Oil companies back Kerry-Graham cap-and-trade proposal, which would exempt manufacturers on cap of greenhouse gases until 2016.

The manufacturing sector would not face a cap on greenhouse gases until 2016, under newly revised emissions legislation working its way through the Senate that has made heavy concessions to the needs of U.S. business.

The nation's largest providers of electricity, along with three of the most powerful U.S. oil companies, will reportedly endorse the proposal which will be introduced Monday by Sens. John Kerry (D-Mass.), Lindsey O. Graham (R-S.C.) and Joseph I. Lieberman (I-Conn.).

The business community has been largely wary of any form of emissions legislation, which has seen the oil industry loudly denounce the proposal through ads run throughout the country on multiple mediums. But the Senate appears to be moving closer to supporting the climate bill after the three senators made inroads with the business community through a series of heavy concessions to the manufacturing, oil, and agriculture sectors.

The Edison Electric Institute (EEI), the largest utility industry group in the U.S., has already announced its support.

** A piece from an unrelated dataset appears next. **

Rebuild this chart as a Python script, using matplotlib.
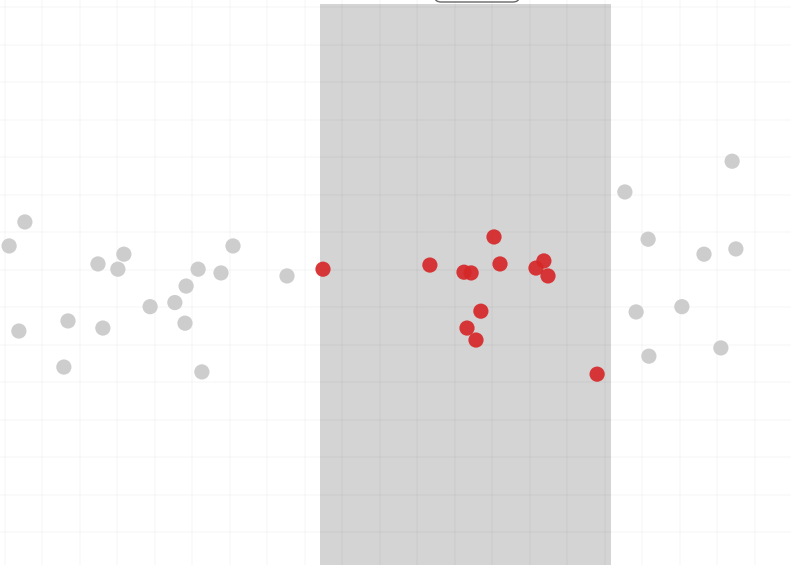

Kerry has not yet named which three oil companies are supporting the bill, but the Washington Post quotes a source as saying Shell, BP and ConocoPhillips will back the climate measure.

Winning the backing of the business community became a chief priority, said Graham.

"The goal is to have the business community come forward and say, 'This is a better solution to the (Environmental Protection Agency),'" he said.

According to Kerry, the bill would take effect in 2013 and by 2020 cut U.S. greenhouse gas emissions 17% compared to 2005 levels, and 80% by 2050. Some of the more business-friendly components include removing the EPA's authority to regulate carbon dioxide under the Clean Air Act, and the states' authority to set tougher emissions standards than the federal government.

Agriculture would be entirely exempt from the cap on carbon emissions, while the manufacturing sector would not be included under a cap on greenhouse gases until 2016. Also important is that there would be no fee -- or "gas tax" -- on transportation fuels.

The bill would reportedly provide government loan guarantees for the construction of a dozen new nuclear power plants, along with at least $10 billion to develop technologies for capture and storing emissions from coal-fired power plants.